Sunday, 27 December 2009

Wednesday, 23 December 2009

Yet more ramblings about Christmas ...

Why is Christmas abbreviated to Xmas? I don't like it, Irrelevant information, but a good indication of where this blog is going. There are a lot of things I dislike about "Xmas". In no particular order; Turkey, "Only fools and horses", Christmas number ones, the word "crimbo", stilted conversation with people you haven't seen for a year, and last, but not least, Christmas shopping!

Before I start berating what should be a joyous seasonal activity, allow me to slip in the things I love. I love how "Home alone" is always on TV, I love Christmas stockings (and the allure of a hidden satsuma) and watching people don paper crowns and tell crap jokes as if it is normal.

Phew, got the love out of my system, let the rant commence... where was I? oh, yes - Xmas shopping sucks. Why do I always leave it until the last minute? why do I never dress appropriately and end up sweating and then freezing my way through a dreary day? and why can I never remember what anyone wants/likes/needs? "of course Dad wants more socks. He likes socks. Everyone needs socks." If you have to rationalise it, you have bought the wrong gift.

I am incredibly indecisive by nature. This is not a helpful attribute when it comes to mission-shopping. Yes its a mission - a full-blown operation to purchase as many things as you can. I spend hours wondering the aisles of HMV, becoming ensconced in the box-set section. Towers of DVDs coax me into pretending my brother loves "friends" ( he doesn't but oh how fickle my memory can be.) I limp aimlessly around beauty counter, choking on perfume, allowing war-painted Ladies to poison my arm with their scented sprays. I escape department stores smelling like a chemically confused version of my mother.

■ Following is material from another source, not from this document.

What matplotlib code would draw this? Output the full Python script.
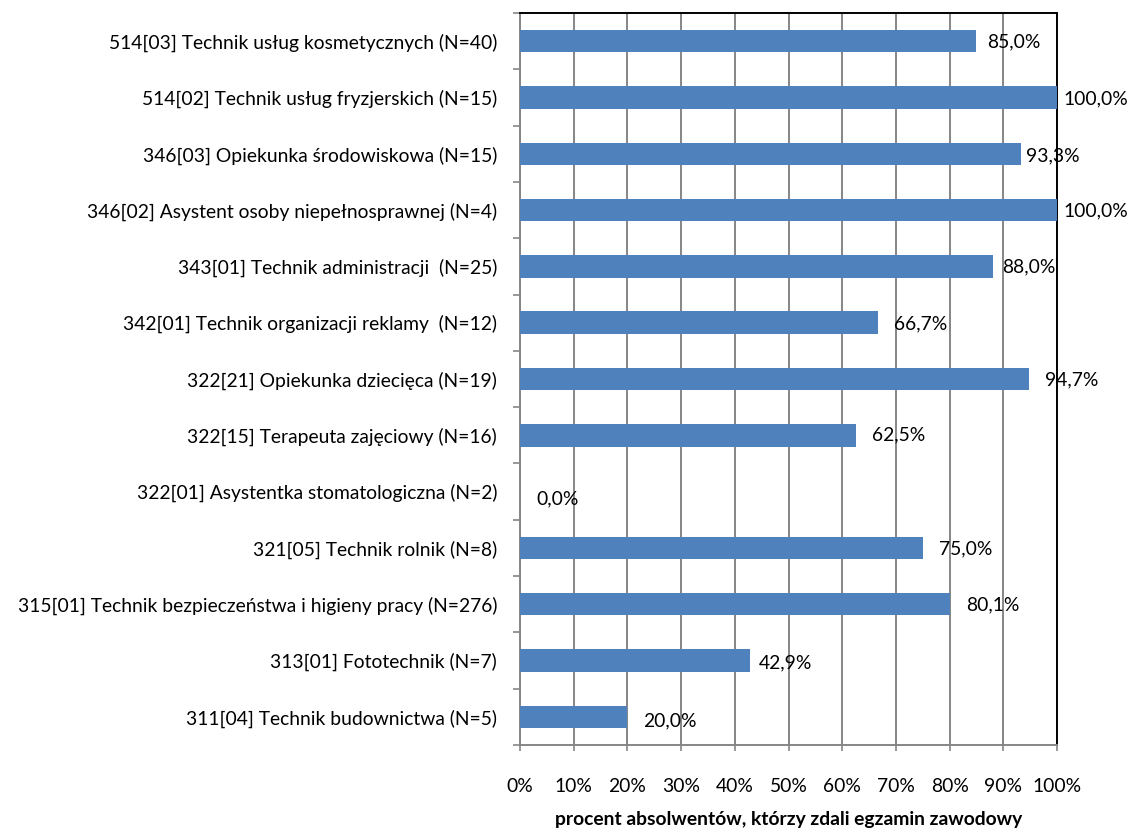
import matplotlib
matplotlib.use("Agg")
import matplotlib.pyplot as plt
from matplotlib.ticker import FixedLocator

plt.rcParams['font.family'] = ['Lato', 'DejaVu Sans']

categories = [
    "311[04] Technik budownictwa (N=5)",
    "313[01] Fototechnik (N=7)",
    "315[01] Technik bezpieczeństwa i higieny pracy (N=276)",
    "321[05] Technik rolnik (N=8)",
    "322[01] Asystentka stomatologiczna (N=2)",
    "322[15] Terapeuta zajęciowy (N=16)",
    "322[21] Opiekunka dziecięca (N=19)",
    "342[01] Technik organizacji reklamy  (N=12)",
    "343[01] Technik administracji  (N=25)",
    "346[02] Asystent osoby niepełnosprawnej (N=4)",
    "346[03] Opiekunka środowiskowa (N=15)",
    "514[02] Technik usług fryzjerskich (N=15)",
    "514[03] Technik usług kosmetycznych (N=40)",
]
values = [20.0, 42.9, 80.1, 75.0, 0.0, 62.5, 94.7, 66.7, 88.0, 100.0, 93.3, 100.0, 85.0]
value_labels = ["20,0%", "42,9%", "80,1%", "75,0%", "0,0%", "62,5%", "94,7%",
                "66,7%", "88,0%", "100,0%", "93,3%", "100,0%", "85,0%"]
xtick_values = [0, 10, 20, 30, 40, 50, 60, 70, 80, 90, 100]
xtick_labels = ["0%", "10%", "20%", "30%", "40%", "50%", "60%", "70%", "80%", "90%", "100%"]
xlabel = "procent absolwentów, którzy zdali egzamin zawodowy"

# label nudges (pixels) to mimic the reference placement
label_dx = [16, 8, 16, 16, 16, 16, 16, 16, 10, 6, 5, 6, 11]
label_dy = [-4, -2, -1, -1, -7, 0, -1, -1, 0, -1, -2, -1, -1]

FS = 13.9
W, H = 1129, 832
fig = plt.figure(figsize=(W / 100, H / 100), dpi=100)
ax_left, ax_right, ax_top, ax_bottom = 520, 1057, 13, 745
ax = fig.add_axes([ax_left / W, 1 - ax_bottom / H, (ax_right - ax_left) / W, (ax_bottom - ax_top) / H])

ypos = list(range(len(categories)))
ax.barh(ypos, values, height=0.4, color="#4F81BD", zorder=3)

ax.set_xlim(0, 100)
ax.set_ylim(-0.5, len(categories) - 0.5)

ax.set_xticks(xtick_values)
ax.set_xticklabels(xtick_labels)
ax.grid(axis="x", color="#868686", linewidth=1.4, zorder=0)
ax.set_axisbelow(True)

ax.set_yticks(ypos)
ax.set_yticklabels(categories)
ax.yaxis.set_minor_locator(FixedLocator([i - 0.5 for i in range(len(categories) + 1)]))
ax.tick_params(axis="y", which="major", length=0, pad=16.5, labelsize=FS)
ax.tick_params(axis="y", which="minor", length=5, width=1.2, color="#868686", direction="out")
ax.tick_params(axis="x", which="major", length=4, width=1.2, color="#868686",
               direction="out", pad=20, labelsize=FS)

for sp in ["left", "bottom"]:
    ax.spines[sp].set_color("#868686")
    ax.spines[sp].set_linewidth(1.4)
for sp in ["top", "right"]:
    ax.spines[sp].set_color("black")
    ax.spines[sp].set_linewidth(1.4)

for y, v, lab, dx, dy in zip(ypos, values, value_labels, label_dx, label_dy):
    ax.annotate(lab, xy=(v, y), xytext=(dx * 0.72, dy * 0.72), textcoords="offset points",
                ha="left", va="center", fontsize=FS, color="black", zorder=4,
                annotation_clip=False)

ax.set_xlabel(xlabel, fontsize=FS, fontweight="bold")
ax.xaxis.label.set_va("center")
ax.xaxis.set_label_coords(0.5, (ax_bottom - 819) / (ax_bottom - ax_top))

fig.savefig("out.png", dpi=100)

What would be great is if a learned from my mistakes and made the effort to forward plan, but hey its too late now. Merry Christmas , and everybody a happy new bag - I mean year!

Tuesday, 22 December 2009

Check out Chrissie Abbott's stuff here its pretty rad

Sunday, 13 December 2009

15 Days !

I have the sudden need to tell people that my birthday is looming near, and yes before you ask it does suck to have a birthday six days before Christmas, its cold, dark and everybody is suddenly lethargic (its as if everybody is hibernating getting ready for the post-Christmas sales.) I'm getting a year older (17) and its my last year of childhood, a very daunting thought as I quite like the idea of climbing a tree and spending the rest of my life in dungarees and over the knee socks, I will be able to drive, get a tattoo and go to an adult jail, all fun recreational activities you will agree. I don't want to grow up, I like the safety net of secondary school and not being trusted to vote. Arhhh Teenage angst

I was pleased to reach 17, if only because, when I was at primary school, I longed to own a pair of knee-high boots. Upon voicing this desire, somebody kindly informed me that knee-high boots, could ONLY be carried off from the age of 18, well 17 will have to do. It is somewhat disconcerting to think that I took fashion advice from somebody I had probably only ever seen in a standard-issue school uniform, or, at a push, a PE kit, but still, it's something to which I have stoically adhered to. The question is, now that I am the right age to rock a knee-high boot, what type of shoe do I have to look forward to other than slippers? But there are of aspects to growing old which do appeal to me. I'm simply allowing myself to be brainwashed by the consensus these days that life beyond 40 sucks. But why? Personally, I love warm jumpers in sensible colours, I cite the Queen and her love of Barbour as a style inspiration, I'd like to spend my days reading a library of books and I happen to find beachside strolls rather fulfilling. I'm particularly looking forward to being old enough to sit in a corner at Christmas time, in MY chair, making completely out-of-order comments to my family that they'll have to accept because I'm ancient and, probably, senile.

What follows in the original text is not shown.